The police in Canada arrested Northcott and his mother on September 19, 1928. Due to errors in the extradition paperwork, they were not returned to Los Angeles until November 30. Northcott was implicated in the murder of Walter Collins, but because Northcott's mother had confessed to murdering Collins and had been sentenced for it, the state chose not to prosecute Northcott in that murder.

It was speculated that Northcott may have killed as many as 20 boys, but the state of California could not produce evidence to support that allegation. Ultimately, the state only brought an indictment against Northcott for the murders of an unidentified underage Mexican national, later to be identified as Alvin Gothea—known as the "Headless Mexican"—and the brothers Lewis and Nelson Winslow (aged 12 and 10, respectively). The brothers had been reported missing from Pomona on May 16, 1928.

In early 1929, Northcott's trial was held before Judge George R. Freeman in Riverside County, California. The jury heard that he kidnapped, molested, tortured, and murdered the Winslow brothers and Alvin Gothea in 1928. On February 8, Northcott was convicted of those murders. On February 13, Freeman sentenced him to death.

Northcott was imprisoned at San Quentin State Prison on February 12, 1929. In September 1929, he suffered from appendicitis but refused medical intervention. He again suffered from appendicitis in May 1930 but again refused treatment. On June 26, 1930, the Supreme Court of California refused his appeal.

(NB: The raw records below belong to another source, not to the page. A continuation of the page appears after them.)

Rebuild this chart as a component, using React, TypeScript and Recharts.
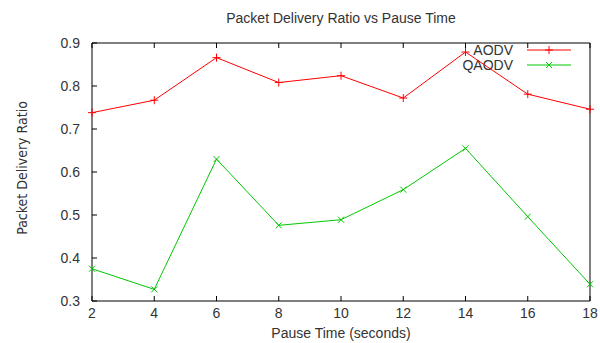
import { LineChart, Line, XAxis, YAxis } from 'recharts';

const pauseTimes = [2, 4, 6, 8, 10, 12, 14, 16, 18];
const aodv = [0.738, 0.767, 0.866, 0.808, 0.824, 0.772, 0.879, 0.781, 0.746];
const qaodv = [0.375, 0.327, 0.63, 0.476, 0.489, 0.559, 0.655, 0.496, 0.339];
const xTicks = [2, 4, 6, 8, 10, 12, 14, 16, 18];
const yTicks = [0.3, 0.4, 0.5, 0.6, 0.7, 0.8, 0.9];
const seriesNames = ['AODV', 'QAODV'];

const RED = '#ff0000';
const GREEN = '#00c800';
const TEXT = '#333';
const FONT = '"Liberation Sans", Arial, sans-serif';

const data = pauseTimes.map((t, i) => ({ t, aodv: aodv[i], qaodv: qaodv[i] }));

function PlusDot(props: any) {
  const { cx, cy } = props;
  if (cx == null || cy == null) return null;
  return (
    <path d={`M${cx - 4},${cy}H${cx + 4}M${cx},${cy - 4}V${cy + 4}`} stroke={RED} strokeWidth={1} fill="none" />
  );
}

function CrossDot(props: any) {
  const { cx, cy } = props;
  if (cx == null || cy == null) return null;
  return (
    <path
      d={`M${cx - 3},${cy - 3}L${cx + 3},${cy + 3}M${cx - 3},${cy + 3}L${cx + 3},${cy - 3}`}
      stroke={GREEN}
      strokeWidth={1}
      fill="none"
    />
  );
}

// key box + titles drawn straight into the chart svg
function Annotations() {
  const colors = [RED, GREEN];
  return (
    <g fontFamily={FONT} fontSize={14} fill={TEXT}>
      <text x={341} y={23} textAnchor="middle">
        Packet Delivery Ratio vs Pause Time
      </text>
      <text x={341} y={338} textAnchor="middle">
        Pause Time (seconds)
      </text>
      <text
        x={27}
        y={168}
        textAnchor="middle"
        transform="rotate(-90 27 168)"
        fontFamily='"Liberation Sans Narrow", "DejaVu Sans Condensed", sans-serif'
      >
        Packet Delivery Ratio
      </text>
      {seriesNames.map((name, i) => {
        const y = 50 + i * 15;
        return (
          <g key={name}>
            <text x={513} y={y + 5} textAnchor="end">
              {name}
            </text>
            <line x1={527} y1={y} x2={571} y2={y} stroke={colors[i]} strokeWidth={1} />
            {i === 0 ? <PlusDot cx={549} cy={y} /> : <CrossDot cx={549} cy={y} />}
          </g>
        );
      })}
    </g>
  );
}

const tickStyle = { fill: TEXT, fontSize: 14, fontFamily: FONT };

export default function App() {
  return (
    <div style={{ position: 'absolute', left: 0, top: 0, width: 600, height: 343, background: '#fff' }}>
      <LineChart width={600} height={343} data={data} margin={{ top: 42, right: 9, bottom: 0, left: 0 }}>
        <XAxis
          xAxisId="b"
          dataKey="t"
          type="number"
          domain={[2, 18]}
          ticks={xTicks}
          height={42}
          tickSize={-5}
          tickMargin={12}
          stroke="#000"
          tick={tickStyle}
        />
        <XAxis
          xAxisId="t"
          orientation="top"
          dataKey="t"
          type="number"
          domain={[2, 18]}
          ticks={xTicks}
          height={1}
          tickSize={-5}
          stroke="#000"
          tickFormatter={() => ''}
        />
        <YAxis
          yAxisId="l"
          type="number"
          domain={[0.3, 0.9]}
          ticks={yTicks}
          width={92}
          tickSize={-5}
          tickMargin={17}
          stroke="#000"
          tickFormatter={(v: number) => v.toFixed(1)}
          tick={tickStyle}
        />
        <YAxis
          yAxisId="r"
          orientation="right"
          type="number"
          domain={[0.3, 0.9]}
          ticks={yTicks}
          width={1}
          tickSize={-5}
          stroke="#000"
          tickFormatter={() => ''}
        />
        <Line
          xAxisId="b"
          yAxisId="l"
          dataKey="aodv"
          name="AODV"
          stroke={RED}
          strokeWidth={1}
          dot={<PlusDot />}
          isAnimationActive={false}
        />
        <Line
          xAxisId="b"
          yAxisId="l"
          dataKey="qaodv"
          name="QAODV"
          stroke={GREEN}
          strokeWidth={1}
          dot={<CrossDot />}
          isAnimationActive={false}
        />
        <Annotations />
      </LineChart>
    </div>
  );
}
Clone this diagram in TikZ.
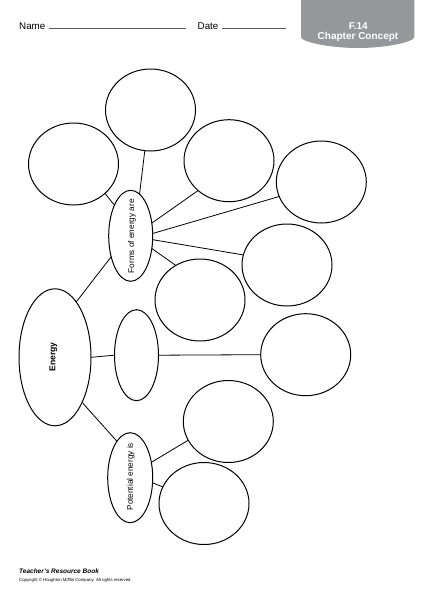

His last meal consisted of ham, eggs, biscuits, hot cakes and syrup, mush, and coffee. He was hanged at the prison on October 2, 1930. The rope failed to break Northcott's neck, resulting in it taking 13 minutes for him to die from strangulation.

==In popular culture==
In 2008, Clint Eastwood directed the film Changeling, in which Northcott was portrayed by Jason Butler Harner.